Required work:
Write out all the lines again, precisely as they stand, but without the images.

Data segment:
▼
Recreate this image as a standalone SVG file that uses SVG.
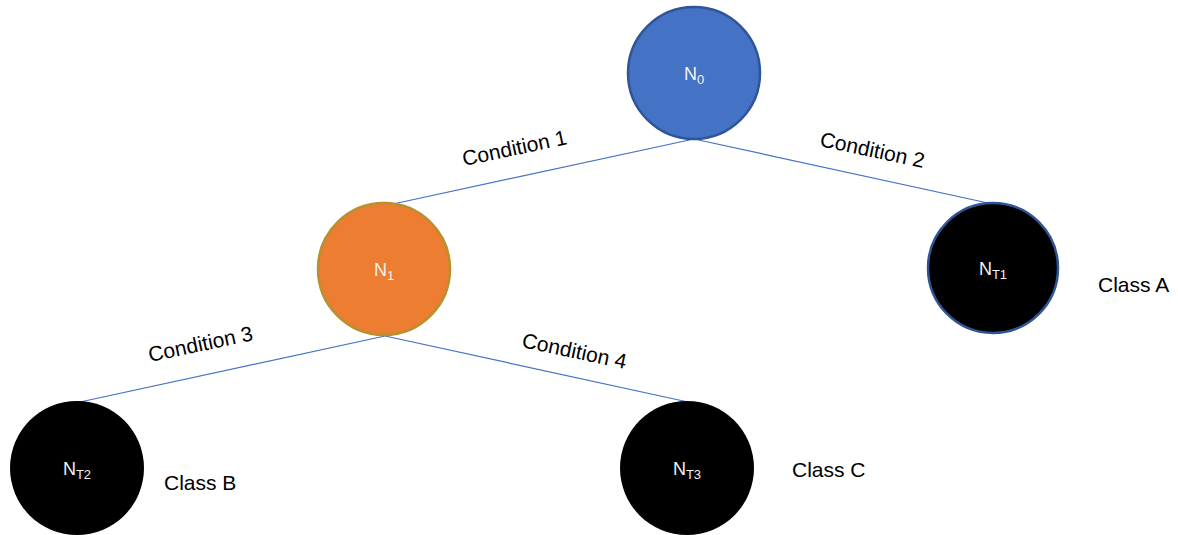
<svg xmlns="http://www.w3.org/2000/svg" width="1178" height="535" viewBox="0 0 1178 535">
<style>
.lbl{font-family:"Liberation Sans",Arial,sans-serif;font-size:21px;fill:#000}
.nt{font-family:"Liberation Sans",Arial,sans-serif;font-size:18px;fill:#f2f2f2}
.sub{font-size:13px}
.edge{stroke:#4472C4;stroke-width:1.2;fill:none}
</style>
<rect width="1178" height="535" fill="#fff"/>
<g id="connectors">
<line class="edge" x1="694" y1="139" x2="393" y2="204"/>
<line class="edge" x1="694" y1="139" x2="988" y2="203"/>
<line class="edge" x1="385" y1="336" x2="80" y2="402"/>
<line class="edge" x1="385" y1="336" x2="688" y2="402"/>
<text class="lbl" text-anchor="middle" transform="translate(516,155) rotate(-12)">Condition 1</text>
<text class="lbl" text-anchor="middle" transform="translate(871,157) rotate(12)">Condition 2</text>
<text class="lbl" text-anchor="middle" transform="translate(202,351) rotate(-12)">Condition 3</text>
<text class="lbl" text-anchor="middle" transform="translate(573,358) rotate(12)">Condition 4</text>
</g>
<g id="N0">
<circle cx="694" cy="73" r="66" fill="#4472C4" stroke="#2F5597" stroke-width="2.5"/>
<text class="nt" x="694" y="80" text-anchor="middle">N<tspan class="sub" dy="4">0</tspan></text>
</g>
<g id="N1">
<circle cx="384" cy="269" r="66" fill="#ED7D31" stroke="#B8902E" stroke-width="2.5"/>
<text class="nt" x="384" y="276" text-anchor="middle">N<tspan class="sub" dy="4">1</tspan></text>
</g>
<g id="NT1">
<circle cx="993" cy="268" r="65" fill="#000" stroke="#2F5597" stroke-width="2.5"/>
<text class="nt" x="993" y="275" text-anchor="middle">N<tspan class="sub" dy="4">T1</tspan></text>
<text class="lbl" x="1098" y="292">Class A</text>
</g>
<g id="NT2">
<circle cx="77" cy="468" r="67" fill="#000"/>
<text class="nt" x="77" y="475" text-anchor="middle">N<tspan class="sub" dy="4">T2</tspan></text>
<text class="lbl" x="164" y="490">Class B</text>
</g>
<g id="NT3">
<circle cx="687" cy="468" r="67" fill="#000"/>
<text class="nt" x="687" y="475" text-anchor="middle">N<tspan class="sub" dy="4">T3</tspan></text>
<text class="lbl" x="792" y="477">Class C</text>
</g>
</svg>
▲
Result of the task:
Recreate this image as a standalone SVG file that uses SVG.
<svg xmlns="http://www.w3.org/2000/svg" width="1178" height="535" viewBox="0 0 1178 535">
<style>
.lbl{font-family:"Liberation Sans",Arial,sans-serif;font-size:21px;fill:#000}
.nt{font-family:"Liberation Sans",Arial,sans-serif;font-size:18px;fill:#f2f2f2}
.sub{font-size:13px}
.edge{stroke:#4472C4;stroke-width:1.2;fill:none}
</style>
<rect width="1178" height="535" fill="#fff"/>
<g id="connectors">
<line class="edge" x1="694" y1="139" x2="393" y2="204"/>
<line class="edge" x1="694" y1="139" x2="988" y2="203"/>
<line class="edge" x1="385" y1="336" x2="80" y2="402"/>
<line class="edge" x1="385" y1="336" x2="688" y2="402"/>
<text class="lbl" text-anchor="middle" transform="translate(516,155) rotate(-12)">Condition 1</text>
<text class="lbl" text-anchor="middle" transform="translate(871,157) rotate(12)">Condition 2</text>
<text class="lbl" text-anchor="middle" transform="translate(202,351) rotate(-12)">Condition 3</text>
<text class="lbl" text-anchor="middle" transform="translate(573,358) rotate(12)">Condition 4</text>
</g>
<g id="N0">
<circle cx="694" cy="73" r="66" fill="#4472C4" stroke="#2F5597" stroke-width="2.5"/>
<text class="nt" x="694" y="80" text-anchor="middle">N<tspan class="sub" dy="4">0</tspan></text>
</g>
<g id="N1">
<circle cx="384" cy="269" r="66" fill="#ED7D31" stroke="#B8902E" stroke-width="2.5"/>
<text class="nt" x="384" y="276" text-anchor="middle">N<tspan class="sub" dy="4">1</tspan></text>
</g>
<g id="NT1">
<circle cx="993" cy="268" r="65" fill="#000" stroke="#2F5597" stroke-width="2.5"/>
<text class="nt" x="993" y="275" text-anchor="middle">N<tspan class="sub" dy="4">T1</tspan></text>
<text class="lbl" x="1098" y="292">Class A</text>
</g>
<g id="NT2">
<circle cx="77" cy="468" r="67" fill="#000"/>
<text class="nt" x="77" y="475" text-anchor="middle">N<tspan class="sub" dy="4">T2</tspan></text>
<text class="lbl" x="164" y="490">Class B</text>
</g>
<g id="NT3">
<circle cx="687" cy="468" r="67" fill="#000"/>
<text class="nt" x="687" y="475" text-anchor="middle">N<tspan class="sub" dy="4">T3</tspan></text>
<text class="lbl" x="792" y="477">Class C</text>
</g>
</svg>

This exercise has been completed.